-- BEGIN Data section --

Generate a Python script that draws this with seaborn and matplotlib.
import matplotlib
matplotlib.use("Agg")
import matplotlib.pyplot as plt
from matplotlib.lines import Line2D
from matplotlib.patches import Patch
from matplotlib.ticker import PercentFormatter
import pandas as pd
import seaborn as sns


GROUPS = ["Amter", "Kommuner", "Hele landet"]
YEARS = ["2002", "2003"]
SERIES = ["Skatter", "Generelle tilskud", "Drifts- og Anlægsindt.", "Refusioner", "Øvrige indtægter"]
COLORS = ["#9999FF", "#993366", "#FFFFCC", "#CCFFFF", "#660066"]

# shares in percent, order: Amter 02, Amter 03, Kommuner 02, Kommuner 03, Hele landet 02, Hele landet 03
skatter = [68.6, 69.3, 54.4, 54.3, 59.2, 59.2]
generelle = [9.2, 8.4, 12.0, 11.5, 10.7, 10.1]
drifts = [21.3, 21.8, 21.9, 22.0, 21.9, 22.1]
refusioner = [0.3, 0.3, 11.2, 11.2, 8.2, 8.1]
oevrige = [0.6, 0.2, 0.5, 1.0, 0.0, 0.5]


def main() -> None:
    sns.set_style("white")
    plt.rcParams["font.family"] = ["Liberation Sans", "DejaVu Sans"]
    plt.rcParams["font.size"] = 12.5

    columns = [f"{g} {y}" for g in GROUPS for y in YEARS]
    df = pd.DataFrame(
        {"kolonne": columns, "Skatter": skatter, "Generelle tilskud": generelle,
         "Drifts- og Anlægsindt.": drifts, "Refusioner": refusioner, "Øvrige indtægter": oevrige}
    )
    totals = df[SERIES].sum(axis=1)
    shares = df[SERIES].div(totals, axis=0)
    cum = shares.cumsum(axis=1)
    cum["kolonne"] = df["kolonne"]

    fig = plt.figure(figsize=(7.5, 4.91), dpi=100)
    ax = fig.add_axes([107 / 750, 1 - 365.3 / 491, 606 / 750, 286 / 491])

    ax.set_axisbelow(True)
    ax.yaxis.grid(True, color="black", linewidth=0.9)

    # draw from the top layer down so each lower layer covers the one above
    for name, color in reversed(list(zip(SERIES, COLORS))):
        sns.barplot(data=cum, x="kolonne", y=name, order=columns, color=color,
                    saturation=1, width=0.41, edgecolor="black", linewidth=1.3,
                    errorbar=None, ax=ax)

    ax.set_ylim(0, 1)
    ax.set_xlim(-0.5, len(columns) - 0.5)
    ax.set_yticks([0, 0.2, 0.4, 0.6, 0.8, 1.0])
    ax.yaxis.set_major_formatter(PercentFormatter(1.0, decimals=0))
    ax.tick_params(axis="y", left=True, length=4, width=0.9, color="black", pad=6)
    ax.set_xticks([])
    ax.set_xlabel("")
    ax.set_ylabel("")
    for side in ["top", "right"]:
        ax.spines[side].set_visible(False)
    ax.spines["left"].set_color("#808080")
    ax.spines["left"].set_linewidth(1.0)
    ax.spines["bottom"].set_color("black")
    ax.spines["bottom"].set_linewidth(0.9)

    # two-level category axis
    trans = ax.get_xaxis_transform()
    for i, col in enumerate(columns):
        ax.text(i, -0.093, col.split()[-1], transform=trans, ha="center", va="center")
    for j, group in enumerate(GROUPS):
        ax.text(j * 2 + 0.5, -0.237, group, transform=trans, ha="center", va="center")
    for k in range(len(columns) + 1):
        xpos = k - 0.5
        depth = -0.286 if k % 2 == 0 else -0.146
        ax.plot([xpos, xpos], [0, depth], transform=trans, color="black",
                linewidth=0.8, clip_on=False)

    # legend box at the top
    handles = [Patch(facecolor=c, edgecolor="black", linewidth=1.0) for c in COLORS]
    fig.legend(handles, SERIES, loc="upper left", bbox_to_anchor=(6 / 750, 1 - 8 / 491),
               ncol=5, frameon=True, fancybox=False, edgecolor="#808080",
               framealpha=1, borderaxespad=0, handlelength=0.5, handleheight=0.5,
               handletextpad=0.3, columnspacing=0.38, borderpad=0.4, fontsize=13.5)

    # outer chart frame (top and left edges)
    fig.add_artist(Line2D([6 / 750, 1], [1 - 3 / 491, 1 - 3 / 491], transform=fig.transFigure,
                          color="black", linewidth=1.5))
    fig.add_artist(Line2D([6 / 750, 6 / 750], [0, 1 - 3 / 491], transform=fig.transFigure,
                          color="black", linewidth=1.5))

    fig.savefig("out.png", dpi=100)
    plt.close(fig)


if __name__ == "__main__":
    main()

-- END Data section --

▸ **Problem**:
Reprint the data above from the opening line to the line holding "errorbar=None, ax=ax)", inclusive, and nothing else.

▸ **Solved problem**:
Generate a Python script that draws this with seaborn and matplotlib.
import matplotlib
matplotlib.use("Agg")
import matplotlib.pyplot as plt
from matplotlib.lines import Line2D
from matplotlib.patches import Patch
from matplotlib.ticker import PercentFormatter
import pandas as pd
import seaborn as sns


GROUPS = ["Amter", "Kommuner", "Hele landet"]
YEARS = ["2002", "2003"]
SERIES = ["Skatter", "Generelle tilskud", "Drifts- og Anlægsindt.", "Refusioner", "Øvrige indtægter"]
COLORS = ["#9999FF", "#993366", "#FFFFCC", "#CCFFFF", "#660066"]

# shares in percent, order: Amter 02, Amter 03, Kommuner 02, Kommuner 03, Hele landet 02, Hele landet 03
skatter = [68.6, 69.3, 54.4, 54.3, 59.2, 59.2]
generelle = [9.2, 8.4, 12.0, 11.5, 10.7, 10.1]
drifts = [21.3, 21.8, 21.9, 22.0, 21.9, 22.1]
refusioner = [0.3, 0.3, 11.2, 11.2, 8.2, 8.1]
oevrige = [0.6, 0.2, 0.5, 1.0, 0.0, 0.5]


def main() -> None:
    sns.set_style("white")
    plt.rcParams["font.family"] = ["Liberation Sans", "DejaVu Sans"]
    plt.rcParams["font.size"] = 12.5

    columns = [f"{g} {y}" for g in GROUPS for y in YEARS]
    df = pd.DataFrame(
        {"kolonne": columns, "Skatter": skatter, "Generelle tilskud": generelle,
         "Drifts- og Anlægsindt.": drifts, "Refusioner": refusioner, "Øvrige indtægter": oevrige}
    )
    totals = df[SERIES].sum(axis=1)
    shares = df[SERIES].div(totals, axis=0)
    cum = shares.cumsum(axis=1)
    cum["kolonne"] = df["kolonne"]

    fig = plt.figure(figsize=(7.5, 4.91), dpi=100)
    ax = fig.add_axes([107 / 750, 1 - 365.3 / 491, 606 / 750, 286 / 491])

    ax.set_axisbelow(True)
    ax.yaxis.grid(True, color="black", linewidth=0.9)

    # draw from the top layer down so each lower layer covers the one above
    for name, color in reversed(list(zip(SERIES, COLORS))):
        sns.barplot(data=cum, x="kolonne", y=name, order=columns, color=color,
                    saturation=1, width=0.41, edgecolor="black", linewidth=1.3,
                    errorbar=None, ax=ax)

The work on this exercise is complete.